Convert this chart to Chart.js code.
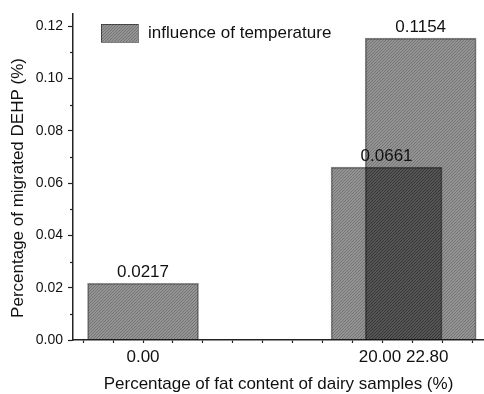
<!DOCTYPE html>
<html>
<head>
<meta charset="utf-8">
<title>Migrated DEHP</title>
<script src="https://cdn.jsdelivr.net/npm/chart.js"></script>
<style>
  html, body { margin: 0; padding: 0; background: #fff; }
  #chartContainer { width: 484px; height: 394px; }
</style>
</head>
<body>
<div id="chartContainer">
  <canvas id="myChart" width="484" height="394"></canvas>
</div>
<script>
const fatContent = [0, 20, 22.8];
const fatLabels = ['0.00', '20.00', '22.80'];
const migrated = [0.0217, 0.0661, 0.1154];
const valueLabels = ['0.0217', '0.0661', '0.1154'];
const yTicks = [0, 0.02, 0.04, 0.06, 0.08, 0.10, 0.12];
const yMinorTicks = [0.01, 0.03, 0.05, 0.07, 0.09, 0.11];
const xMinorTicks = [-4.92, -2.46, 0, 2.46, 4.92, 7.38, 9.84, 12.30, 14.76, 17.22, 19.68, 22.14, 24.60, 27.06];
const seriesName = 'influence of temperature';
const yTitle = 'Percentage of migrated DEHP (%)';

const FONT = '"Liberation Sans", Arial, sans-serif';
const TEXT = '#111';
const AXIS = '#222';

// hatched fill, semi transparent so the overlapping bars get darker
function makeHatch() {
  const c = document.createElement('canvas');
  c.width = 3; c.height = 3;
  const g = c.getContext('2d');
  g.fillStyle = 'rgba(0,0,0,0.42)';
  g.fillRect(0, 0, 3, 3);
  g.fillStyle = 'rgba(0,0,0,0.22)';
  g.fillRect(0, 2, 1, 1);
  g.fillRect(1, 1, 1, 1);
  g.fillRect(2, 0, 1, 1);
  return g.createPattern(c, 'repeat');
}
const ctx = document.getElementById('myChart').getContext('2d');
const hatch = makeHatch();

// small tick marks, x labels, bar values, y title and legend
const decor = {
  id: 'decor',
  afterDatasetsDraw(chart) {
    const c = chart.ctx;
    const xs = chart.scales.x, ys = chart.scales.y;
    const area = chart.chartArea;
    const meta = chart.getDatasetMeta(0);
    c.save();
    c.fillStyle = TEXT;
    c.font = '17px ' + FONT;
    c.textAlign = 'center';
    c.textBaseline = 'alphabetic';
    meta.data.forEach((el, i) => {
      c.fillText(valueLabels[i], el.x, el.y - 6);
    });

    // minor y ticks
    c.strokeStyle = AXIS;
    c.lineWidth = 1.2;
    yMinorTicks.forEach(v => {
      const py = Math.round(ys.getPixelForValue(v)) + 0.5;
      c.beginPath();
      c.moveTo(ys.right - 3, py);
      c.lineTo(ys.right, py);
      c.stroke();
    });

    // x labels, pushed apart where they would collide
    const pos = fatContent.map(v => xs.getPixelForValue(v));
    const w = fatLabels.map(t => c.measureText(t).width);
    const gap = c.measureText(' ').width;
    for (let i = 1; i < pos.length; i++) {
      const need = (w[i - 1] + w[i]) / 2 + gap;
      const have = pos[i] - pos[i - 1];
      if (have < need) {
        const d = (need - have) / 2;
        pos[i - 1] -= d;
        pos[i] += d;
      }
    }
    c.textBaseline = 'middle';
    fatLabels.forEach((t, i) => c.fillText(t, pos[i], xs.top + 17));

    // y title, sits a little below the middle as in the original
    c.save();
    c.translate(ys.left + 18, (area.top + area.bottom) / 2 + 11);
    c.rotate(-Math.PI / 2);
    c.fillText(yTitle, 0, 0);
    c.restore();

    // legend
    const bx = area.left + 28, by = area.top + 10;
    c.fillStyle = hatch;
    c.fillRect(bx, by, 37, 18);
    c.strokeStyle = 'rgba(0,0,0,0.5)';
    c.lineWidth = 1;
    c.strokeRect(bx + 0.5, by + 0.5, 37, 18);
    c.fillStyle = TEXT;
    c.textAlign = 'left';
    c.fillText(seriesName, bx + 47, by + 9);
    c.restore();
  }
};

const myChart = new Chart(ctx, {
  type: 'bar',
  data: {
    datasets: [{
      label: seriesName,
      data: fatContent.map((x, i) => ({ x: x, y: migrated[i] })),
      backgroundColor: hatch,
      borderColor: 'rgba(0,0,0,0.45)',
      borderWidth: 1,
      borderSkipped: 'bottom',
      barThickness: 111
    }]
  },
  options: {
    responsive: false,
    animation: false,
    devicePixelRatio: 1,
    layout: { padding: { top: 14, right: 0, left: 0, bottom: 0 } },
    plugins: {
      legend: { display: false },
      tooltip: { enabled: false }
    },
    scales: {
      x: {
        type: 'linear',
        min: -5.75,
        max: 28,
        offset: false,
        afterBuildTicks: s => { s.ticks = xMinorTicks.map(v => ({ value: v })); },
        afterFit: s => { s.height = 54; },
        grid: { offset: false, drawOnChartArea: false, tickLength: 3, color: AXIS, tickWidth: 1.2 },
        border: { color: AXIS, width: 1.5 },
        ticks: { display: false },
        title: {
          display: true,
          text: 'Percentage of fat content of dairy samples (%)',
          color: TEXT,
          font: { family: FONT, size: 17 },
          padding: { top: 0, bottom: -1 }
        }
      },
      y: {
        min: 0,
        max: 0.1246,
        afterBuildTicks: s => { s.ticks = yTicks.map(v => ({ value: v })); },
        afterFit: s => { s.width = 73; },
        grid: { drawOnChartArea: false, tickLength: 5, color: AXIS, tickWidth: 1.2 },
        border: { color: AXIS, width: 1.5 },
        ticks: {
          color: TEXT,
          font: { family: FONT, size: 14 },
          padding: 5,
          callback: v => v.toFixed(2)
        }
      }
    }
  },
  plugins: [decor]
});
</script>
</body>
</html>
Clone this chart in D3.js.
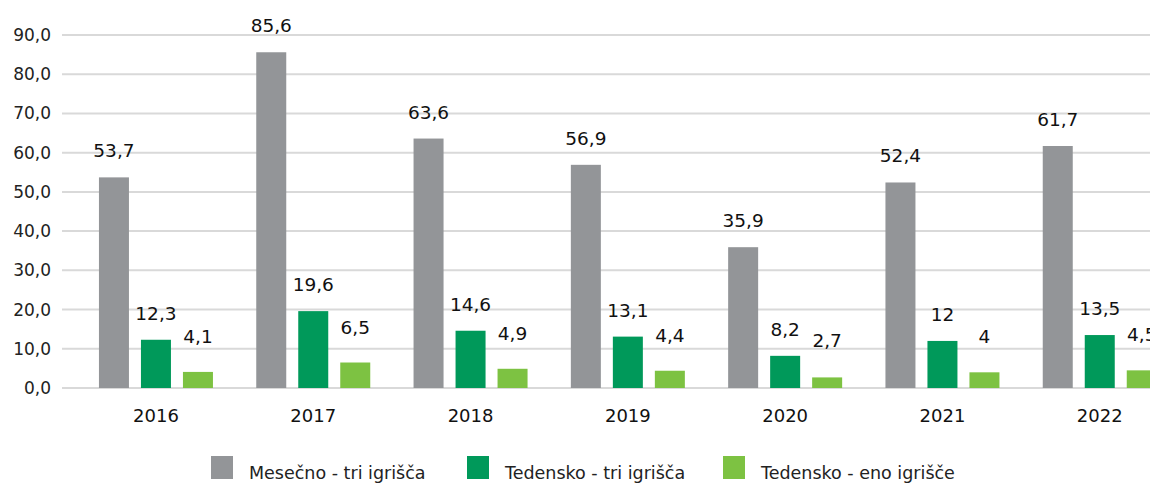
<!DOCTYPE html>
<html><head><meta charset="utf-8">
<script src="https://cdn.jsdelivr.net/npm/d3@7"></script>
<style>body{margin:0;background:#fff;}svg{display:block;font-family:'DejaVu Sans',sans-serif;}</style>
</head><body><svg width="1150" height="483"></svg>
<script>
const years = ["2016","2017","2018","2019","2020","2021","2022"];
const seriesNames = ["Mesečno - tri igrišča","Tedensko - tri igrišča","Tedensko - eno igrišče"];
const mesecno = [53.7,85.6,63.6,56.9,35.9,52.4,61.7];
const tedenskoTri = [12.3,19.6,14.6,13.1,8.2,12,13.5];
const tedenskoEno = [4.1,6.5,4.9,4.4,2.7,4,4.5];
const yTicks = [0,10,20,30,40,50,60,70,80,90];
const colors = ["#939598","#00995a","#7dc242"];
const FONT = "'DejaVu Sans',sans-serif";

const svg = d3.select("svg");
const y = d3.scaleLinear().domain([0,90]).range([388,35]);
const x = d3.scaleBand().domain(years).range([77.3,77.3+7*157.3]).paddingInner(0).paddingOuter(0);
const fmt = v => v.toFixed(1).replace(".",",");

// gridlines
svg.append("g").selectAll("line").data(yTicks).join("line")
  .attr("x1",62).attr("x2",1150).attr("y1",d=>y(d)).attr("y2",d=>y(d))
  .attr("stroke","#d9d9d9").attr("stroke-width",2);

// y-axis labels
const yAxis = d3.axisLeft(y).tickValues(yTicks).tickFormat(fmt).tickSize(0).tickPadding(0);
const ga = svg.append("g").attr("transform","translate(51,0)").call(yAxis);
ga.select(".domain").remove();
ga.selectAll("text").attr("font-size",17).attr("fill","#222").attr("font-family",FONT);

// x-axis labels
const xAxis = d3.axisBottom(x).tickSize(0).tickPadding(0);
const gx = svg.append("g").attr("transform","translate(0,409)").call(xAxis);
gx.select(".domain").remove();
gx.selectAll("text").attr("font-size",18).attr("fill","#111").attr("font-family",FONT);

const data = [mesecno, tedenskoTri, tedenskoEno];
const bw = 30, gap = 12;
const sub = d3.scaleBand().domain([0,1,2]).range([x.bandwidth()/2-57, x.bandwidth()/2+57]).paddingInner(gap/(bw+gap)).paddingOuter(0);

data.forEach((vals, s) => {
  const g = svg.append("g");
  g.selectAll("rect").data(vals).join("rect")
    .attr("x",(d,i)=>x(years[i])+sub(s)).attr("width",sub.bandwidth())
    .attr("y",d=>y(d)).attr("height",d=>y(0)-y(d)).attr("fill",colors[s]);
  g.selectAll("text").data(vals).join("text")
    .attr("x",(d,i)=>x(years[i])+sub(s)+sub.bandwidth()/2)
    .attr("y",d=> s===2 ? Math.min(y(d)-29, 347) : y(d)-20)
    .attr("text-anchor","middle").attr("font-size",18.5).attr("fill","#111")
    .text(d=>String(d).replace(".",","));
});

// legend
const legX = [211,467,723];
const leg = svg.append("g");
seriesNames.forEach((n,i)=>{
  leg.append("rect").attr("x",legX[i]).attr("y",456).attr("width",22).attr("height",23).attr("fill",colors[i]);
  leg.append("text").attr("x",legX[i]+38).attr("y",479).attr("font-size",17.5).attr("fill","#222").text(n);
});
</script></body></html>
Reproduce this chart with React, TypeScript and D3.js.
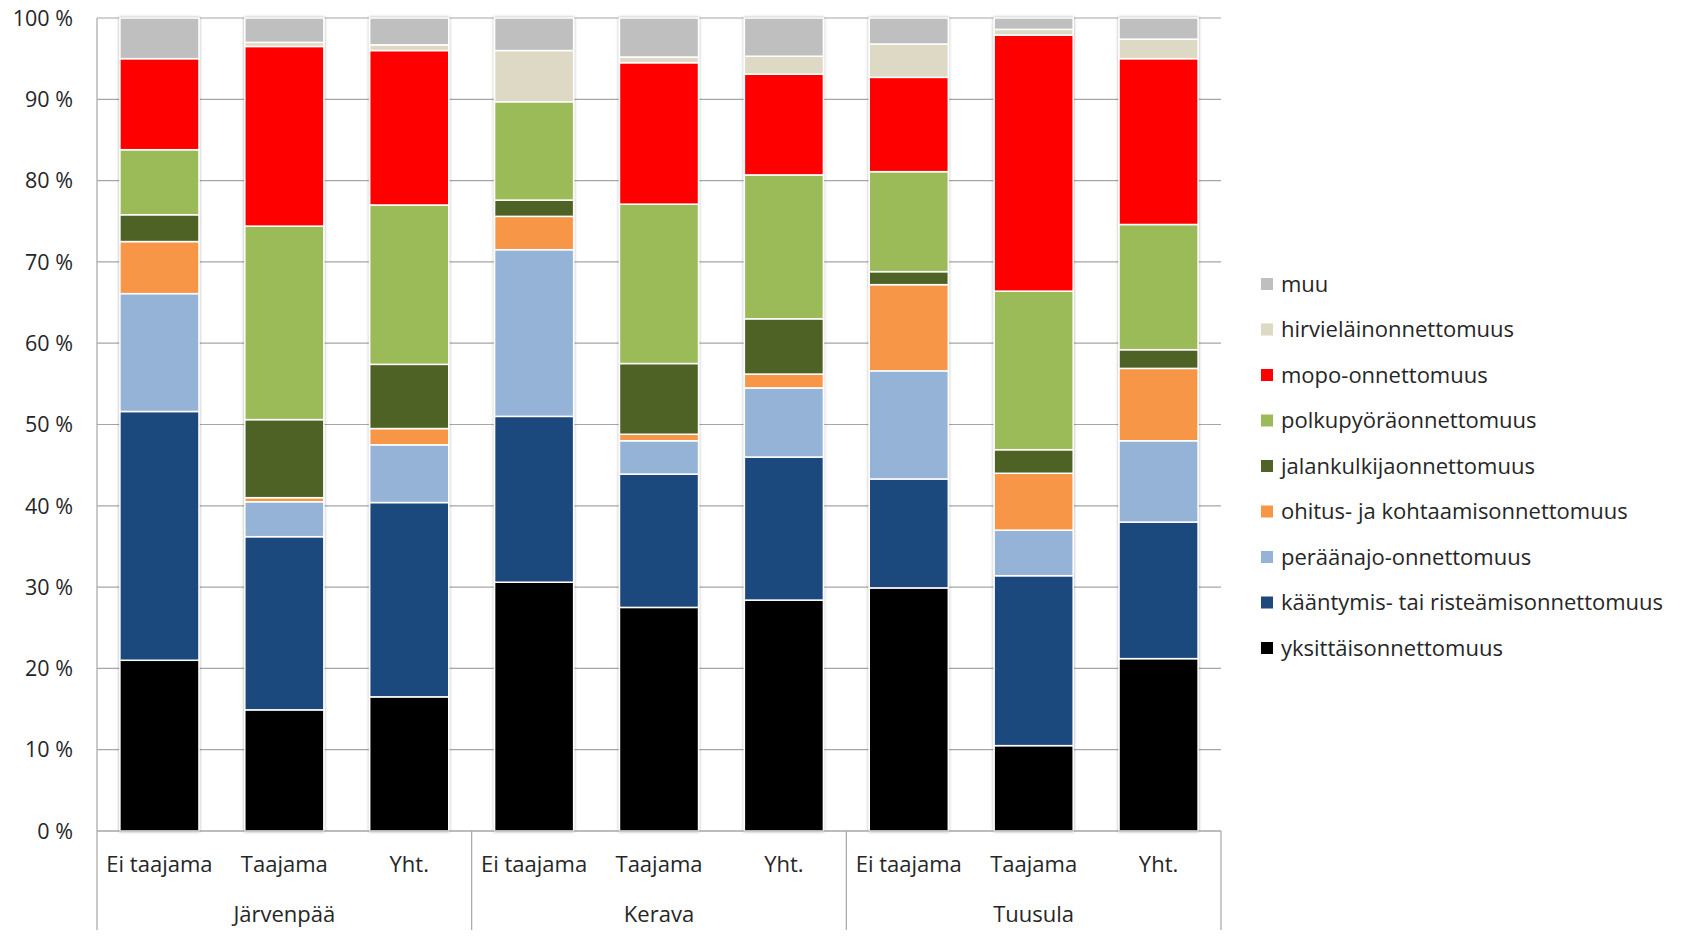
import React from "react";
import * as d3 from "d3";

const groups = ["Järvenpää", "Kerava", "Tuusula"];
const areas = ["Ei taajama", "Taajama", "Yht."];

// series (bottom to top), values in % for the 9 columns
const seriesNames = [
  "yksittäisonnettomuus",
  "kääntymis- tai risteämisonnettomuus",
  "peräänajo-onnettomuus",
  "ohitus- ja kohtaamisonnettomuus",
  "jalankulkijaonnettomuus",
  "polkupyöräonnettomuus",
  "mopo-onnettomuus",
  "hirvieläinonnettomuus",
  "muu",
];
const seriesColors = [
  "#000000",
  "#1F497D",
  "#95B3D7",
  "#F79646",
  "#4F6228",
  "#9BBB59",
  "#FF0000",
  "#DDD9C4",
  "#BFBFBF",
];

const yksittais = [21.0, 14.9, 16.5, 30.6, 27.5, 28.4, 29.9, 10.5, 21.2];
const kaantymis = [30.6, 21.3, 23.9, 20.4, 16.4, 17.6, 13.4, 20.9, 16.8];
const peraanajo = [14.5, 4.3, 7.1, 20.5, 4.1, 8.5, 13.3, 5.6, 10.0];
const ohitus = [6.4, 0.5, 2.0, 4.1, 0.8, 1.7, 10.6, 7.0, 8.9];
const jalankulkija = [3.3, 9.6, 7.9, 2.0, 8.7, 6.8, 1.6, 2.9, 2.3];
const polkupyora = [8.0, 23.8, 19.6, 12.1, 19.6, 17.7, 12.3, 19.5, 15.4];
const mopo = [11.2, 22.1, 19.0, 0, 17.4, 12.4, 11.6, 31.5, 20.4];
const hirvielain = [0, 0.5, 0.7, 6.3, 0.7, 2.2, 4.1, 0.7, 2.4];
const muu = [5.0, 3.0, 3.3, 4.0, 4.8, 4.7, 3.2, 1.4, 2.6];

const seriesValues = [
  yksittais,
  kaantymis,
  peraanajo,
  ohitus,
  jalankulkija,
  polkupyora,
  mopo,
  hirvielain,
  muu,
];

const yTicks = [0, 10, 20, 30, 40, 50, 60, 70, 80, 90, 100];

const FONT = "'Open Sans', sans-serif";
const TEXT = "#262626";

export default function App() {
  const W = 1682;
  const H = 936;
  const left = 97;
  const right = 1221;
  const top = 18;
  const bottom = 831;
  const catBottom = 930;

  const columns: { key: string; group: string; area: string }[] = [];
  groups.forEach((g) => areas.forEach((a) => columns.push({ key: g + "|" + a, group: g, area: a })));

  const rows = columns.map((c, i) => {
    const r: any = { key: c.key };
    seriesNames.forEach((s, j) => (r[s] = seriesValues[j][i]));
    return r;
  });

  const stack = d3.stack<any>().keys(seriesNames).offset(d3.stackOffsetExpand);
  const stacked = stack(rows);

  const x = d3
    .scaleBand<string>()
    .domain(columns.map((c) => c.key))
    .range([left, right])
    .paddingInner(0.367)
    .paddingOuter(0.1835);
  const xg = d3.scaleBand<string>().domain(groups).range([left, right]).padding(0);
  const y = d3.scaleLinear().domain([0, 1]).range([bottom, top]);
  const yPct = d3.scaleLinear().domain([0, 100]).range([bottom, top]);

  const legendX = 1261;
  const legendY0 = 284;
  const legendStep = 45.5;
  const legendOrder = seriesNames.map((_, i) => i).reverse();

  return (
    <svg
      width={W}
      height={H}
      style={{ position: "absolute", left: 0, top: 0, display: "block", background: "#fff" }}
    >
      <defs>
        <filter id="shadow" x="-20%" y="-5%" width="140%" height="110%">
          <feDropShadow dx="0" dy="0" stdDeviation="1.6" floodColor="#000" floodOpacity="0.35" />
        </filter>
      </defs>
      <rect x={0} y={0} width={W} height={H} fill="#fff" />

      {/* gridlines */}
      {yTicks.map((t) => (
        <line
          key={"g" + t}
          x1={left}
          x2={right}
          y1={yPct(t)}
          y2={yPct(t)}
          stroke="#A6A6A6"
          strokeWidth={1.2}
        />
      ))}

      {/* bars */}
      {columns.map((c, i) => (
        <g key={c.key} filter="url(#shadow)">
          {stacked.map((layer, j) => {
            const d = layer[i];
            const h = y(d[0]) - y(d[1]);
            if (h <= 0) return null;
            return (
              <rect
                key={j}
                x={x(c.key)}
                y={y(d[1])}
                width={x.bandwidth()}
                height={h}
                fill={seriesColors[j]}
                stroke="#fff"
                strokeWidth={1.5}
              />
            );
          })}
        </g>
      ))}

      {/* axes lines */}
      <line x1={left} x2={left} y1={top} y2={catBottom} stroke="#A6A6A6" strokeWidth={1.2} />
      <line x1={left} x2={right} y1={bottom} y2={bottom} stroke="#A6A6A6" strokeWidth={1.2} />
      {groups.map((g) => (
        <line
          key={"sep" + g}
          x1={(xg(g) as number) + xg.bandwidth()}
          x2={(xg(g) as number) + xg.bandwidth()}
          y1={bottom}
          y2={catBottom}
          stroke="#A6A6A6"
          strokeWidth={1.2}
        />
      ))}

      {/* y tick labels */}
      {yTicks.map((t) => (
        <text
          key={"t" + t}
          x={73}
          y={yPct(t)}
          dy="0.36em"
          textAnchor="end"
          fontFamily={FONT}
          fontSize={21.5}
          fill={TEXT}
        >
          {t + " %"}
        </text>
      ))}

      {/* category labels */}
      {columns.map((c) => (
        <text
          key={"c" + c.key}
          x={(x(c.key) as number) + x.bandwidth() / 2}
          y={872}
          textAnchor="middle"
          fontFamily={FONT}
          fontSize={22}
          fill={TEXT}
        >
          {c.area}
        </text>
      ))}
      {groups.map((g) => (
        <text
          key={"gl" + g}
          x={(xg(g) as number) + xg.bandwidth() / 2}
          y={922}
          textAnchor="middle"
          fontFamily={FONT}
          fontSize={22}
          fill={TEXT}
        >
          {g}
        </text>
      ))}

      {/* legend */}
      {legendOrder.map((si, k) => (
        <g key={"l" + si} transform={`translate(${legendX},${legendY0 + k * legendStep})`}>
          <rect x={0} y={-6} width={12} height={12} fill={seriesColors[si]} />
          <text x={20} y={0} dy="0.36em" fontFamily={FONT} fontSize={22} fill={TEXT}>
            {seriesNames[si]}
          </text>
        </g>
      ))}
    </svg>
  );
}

> **Set task**: Go through the records and show every line with the string "this" in it.

> **Problem solution**:
Convert this chart to Chart.js code.
Clone this chart in D3.js.
Reproduce this chart with React, TypeScript and D3.js.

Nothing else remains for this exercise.